Eterno Juan Muñoz
No crean que cuando a finales de esta semana cierre la exposición de Juan Muñoz en el Museo Reina Sofía, sus personajes van a abandonar la ciudad. Saltarán a la calle, con sus ganas de comerse la vida, su propio arrojo, su permanente alegría estampada en el rostro y su inquietante melancolía de muñecos solitarios con alma. Quedarán atados a nuestra emocionada memoria y les echaremos una mano si les vemos en apuros. Estaremos encantados de compartir charla con ellos en un parque, llevarles a casa a comer si se tercia y hasta de recomendarles para un trabajo.
Parecen mimos callados vestidos informalmente, payasos de incógnito a los que resulta fácil identificar por esa sonrisa contagiosa de la que quieren hacernos cómplices. Son individuos de cera y cartón que no se pierden y reafirman una inquebrantable identidad incluso cuando aparecen en grupo o de espaldas, con sus arrugas multiformes y sus cabezas rapadas.
Dotaba a su obra de misterio y empatía, de compasión y humanismo. De sentimiento contagioso
Todos ellos me han enamorado en la visita que les hice este verano, lo mismo que he sentido admiración por la magnitud y la impactante grandiosidad de la exposición. Por su generoso espacio para las propuestas, por la invasión sin barreras que ha ampliado los límites imaginarios de un museo que necesita estas cosas para ser toda una referencia.
Es, por otra parte, el tributo que merece con toda justicia un gran artista. Porque Juan Muñoz lo fue. Lo es. Una pena que muriera demasiado joven: en 2001, con 48 años, cuando gozaba del éxito y el reconocimiento internacional después de deslumbrar en la Tate Modern con su exposición Double Bind.
Dotaba a su obra de misterio y empatía, de compasión y humanismo. De sentimiento contagioso. Eso que es tan fácil de conseguir en el cine, en la literatura, en la música, pero que resulta a veces artificioso, distante y frío en el arte, lo expulsaba Muñoz a borbotones. Sus criaturas son espejos. En ellos identificamos el grito de nuestras miserias; la mueca del desahogo que buscan en su risa no por callada menos contagiosa, un desesperado compadreo: la comunicación, en suma. Poseen un gesto ávido de cariño, de comprensión. Tratan de atraparnos con el poderoso y a la vez sutil cebo de la ternura. Y lo logran.

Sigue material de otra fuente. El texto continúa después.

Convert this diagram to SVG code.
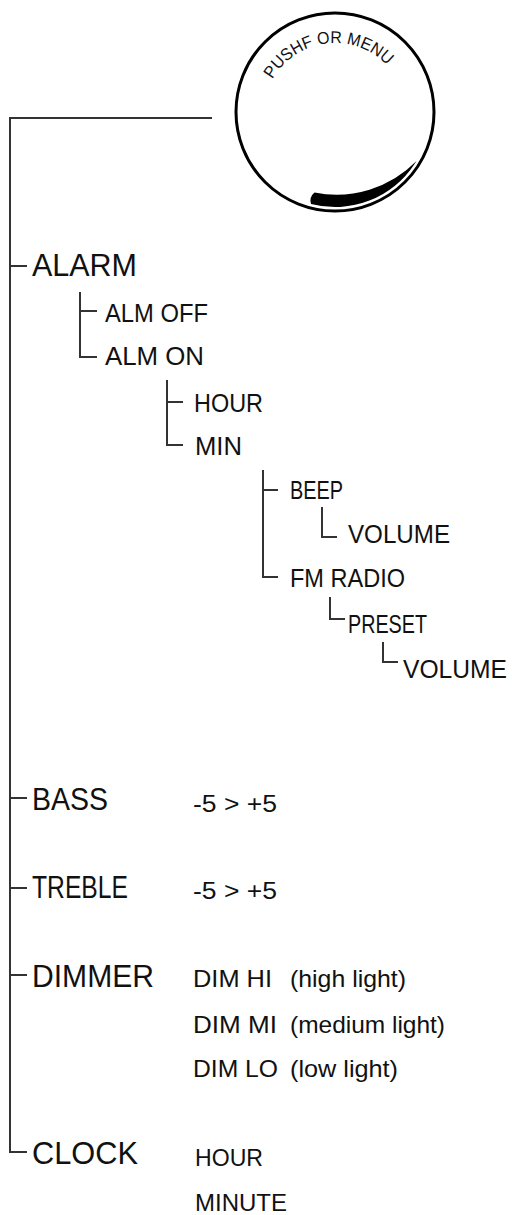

No hay frialdad, ni desprecio por el género humano que no se descomponga ante ese ventrílocuo que observa un cuadro blanco y negro en doble perspectiva; no conozco a nadie que resista las desarmantes soledades de George o de Dwarf. Entran ganas hasta de liberar a todas esas miniaturas cristalinas de The crossroads cabinets y sacar de la cesta a la chica atrapada entre mimbres. No hay falta de curiosidad que no capitule ante la llamada de espaldas y las manos en los bolsillos de ese apuntador metido en una caja frente a un tambor: rápidamente te acercas a ver si tiene en su sitio la otra mitad del cuerpo. También vence la sensación de perdido dominio que muestra Sara ante la mesa de billar alzada sobre la suela de sus zapatos rojos, protegida por la redonda quietud de su falda.
El manejo de las sombras, convierte a Muñoz en un portento negro y luminoso. Inquieta esa serie de espacios vacíos y fantasmales, sus espaldas sin rostro y esos torsos que parecen en lucha permanente con la oscuridad que les envuelve. La luz es activa. Produce sorpresa y perplejidad. Sorpresa en ellos mismos, cuando se encuentran proyectados frente a la pared o sobre el suelo. Perplejidad en nosotros, extraños curiosos que nos acercamos a observarles y acompañamos sus medidos movimientos, escuchamos sus voces calladas, las charlas civilizadas de sus muñecos pompones, con su imperfecta geometría y envidiamos el descaro carcajeante de esos juerguistas colocados a la intemperie, en el jardín del museo.
El arte de Juan Muñoz expande y multiplica todas las dimensiones. Sus personajes no sólo fomentan en nuestro ánimo ávido de sensaciones fuertes la compasión que nos producen también los seres perdidos y desesperados de Lucien Freud o Edvuard Munch, dos de sus referentes, lo mismo que Velázquez, sino que adquieren vida propia en ese juego teatral que les rodea. Son un universo en sí mismo que los demás simplemente nos limitamos a admirar sin poder entrar en él y que, al tiempo, nos conmueve. Es tan cercano y, a la vez, tan raro... Tan real y tan etéreo. Tan sencillo y tan grande.